Jackson writes, “What If the challenge confronting us isn’t our greatest threat but our greatest opportunity, not a moment of self-denial and self-destruction but of self-creation and self-discovery!”  Noting how we as a people have come together over challenges, he focuses on the possibilities of creating community in this challenge.


Saving our planet is something we can all rally around.  We’re not just talking about tree huggers (I am one, I admit) but people who have children for whom they want a future better than what we face now.
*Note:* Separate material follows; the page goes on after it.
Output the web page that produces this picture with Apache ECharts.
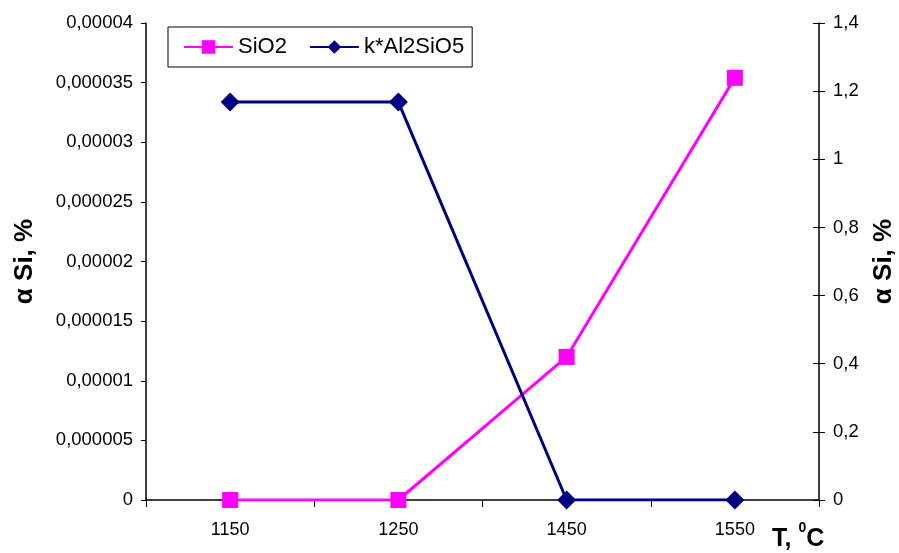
<!DOCTYPE html>
<html>
<head>
<meta charset="utf-8">
<script src="https://cdn.jsdelivr.net/npm/echarts@6/dist/echarts.min.js"></script>
<style>
  html, body { margin: 0; padding: 0; background: #fff; }
  #chart { width: 899px; height: 553px; }
</style>
</head>
<body>
<div id="chart"></div>
<script>
// temperatures, deg C
var temps = ['1150', '1250', '1450', '1550'];
// SiO2 (left axis)
var sio2 = [0, 0, 0.000012, 0.0000354];
// k*Al2SiO5 (right axis)
var kAl2SiO5 = [1.168, 1.168, 0, 0];

function comma(v) {
    return String(v).replace('.', ',');
}

var font = 'Liberation Sans, Arial, sans-serif';
var nameStyle = { fontSize: 26, fontWeight: 'bold', color: '#000', fontFamily: font };

var option = {
    backgroundColor: '#ffffff',
    textStyle: { fontFamily: font },
    animation: false,
    grid: { left: 146, right: 80, top: 23, bottom: 53, outerBoundsMode: 'none' },
    legend: {
        left: 168,
        top: 27,
        orient: 'horizontal',
        borderColor: '#000',
        borderWidth: 1,
        padding: [9, 8, 9, 15],
        itemGap: 22,
        itemWidth: 49,
        itemHeight: 17,
        textStyle: { fontSize: 22, color: '#000', fontFamily: font },
        data: ['SiO2', 'k*Al2SiO5']
    },
    xAxis: {
        type: 'category',
        data: temps,
        boundaryGap: true,
        axisLine: { lineStyle: { color: '#000', width: 1.5 } },
        axisTick: { show: true, length: 7, lineStyle: { color: '#000' } },
        axisLabel: { color: '#000', fontSize: 18, margin: 21 },
        splitLine: { show: false }
    },
    yAxis: [
        {
            type: 'value',
            min: 0,
            max: 0.00004,
            interval: 0.000005,
            name: 'α Si, %',
            nameLocation: 'middle',
            nameRotate: 90,
            nameGap: 108,
            nameTextStyle: nameStyle,
            axisLine: { show: true, lineStyle: { color: '#000', width: 1.5 } },
            axisTick: { show: true, length: 5, lineStyle: { color: '#000' } },
            axisLabel: { color: '#000', fontSize: 18.5, margin: 13, formatter: comma },
            splitLine: { show: false }
        },
        {
            type: 'value',
            min: 0,
            max: 1.4,
            interval: 0.2,
            position: 'right',
            name: 'α Si, %',
            nameLocation: 'middle',
            nameRotate: 90,
            nameGap: 52,
            nameTextStyle: nameStyle,
            axisLine: { show: true, lineStyle: { color: '#000', width: 1.5 } },
            axisTick: { show: true, length: 6, lineStyle: { color: '#000' } },
            axisLabel: { color: '#000', fontSize: 18.5, margin: 14, formatter: comma },
            splitLine: { show: false }
        },
        {
            // inner half of the right axis ticks (they cross the line)
            type: 'value',
            min: 0,
            max: 1.4,
            interval: 0.2,
            position: 'right',
            axisLine: { show: false },
            axisTick: { show: true, inside: true, length: 6, lineStyle: { color: '#000' } },
            axisLabel: { show: false },
            splitLine: { show: false }
        }
    ],
    graphic: [
        {
            type: 'text',
            left: 772,
            top: 521,
            style: {
                rich: {
                    a: { fontSize: 25, fontWeight: 'bold', fontFamily: font, fill: '#000', verticalAlign: 'bottom', lineHeight: 31 },
                    s: { fontSize: 14, fontWeight: 'bold', fontFamily: font, fill: '#000', verticalAlign: 'top', lineHeight: 31 }
                },
                text: '{a|T, }{s|0}{a|C}'
            }
        }
    ],
    series: [
        {
            name: 'SiO2',
            type: 'line',
            yAxisIndex: 0,
            data: sio2,
            symbol: 'rect',
            symbolSize: 16,
            itemStyle: { color: '#ff00ff' },
            lineStyle: { color: '#ff00ff', width: 3 },
            z: 3
        },
        {
            name: 'k*Al2SiO5',
            type: 'line',
            yAxisIndex: 1,
            data: kAl2SiO5,
            symbol: 'diamond',
            symbolSize: 19,
            itemStyle: { color: '#000080' },
            lineStyle: { color: '#000080', width: 3 },
            z: 4
        }
    ]
};

var myChart = echarts.init(document.getElementById('chart'));
myChart.setOption(option);
</script>
</body>
</html>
We don’t see many rainbows in the stories we read of fires in California, or the terrible flooding right here in New Jersey, but perhaps we just need to look in the right direction.


Prayer for the Day


Peering into the sky as did our ancestors, we look for possibilities,

   But often we just find our own isolation and self-centeredness;

Searching for answers to the questions of our children,

   We feel inadequate to respond as we should.

Render, O Lord, a new vision for our time,

   One that will enable us to cherish your creation as one.

In the name of the One who touches us with your Spirit,

   Even Christ Jesus our Lord, Amen.


Thoughts for the Day


Individually we are one drop; together we are an ocean

            Ryunosuke Satoro aka Akutagawa, Japanese writer (1892-1927)


Each one of us can make a difference. Together we make change.

            Barbara Mikulski, U.S. Senator 1987-2017


 Two are better than one, because they have a good reward for their toil. For if they fall, one will life up the other but woe to one who is alone and falls and does not have another to help. And if two lie together to keep warm, how can one keep warm alone?  And although one might prevail against another, two will withstand one.  A threefold cord is not easily broken.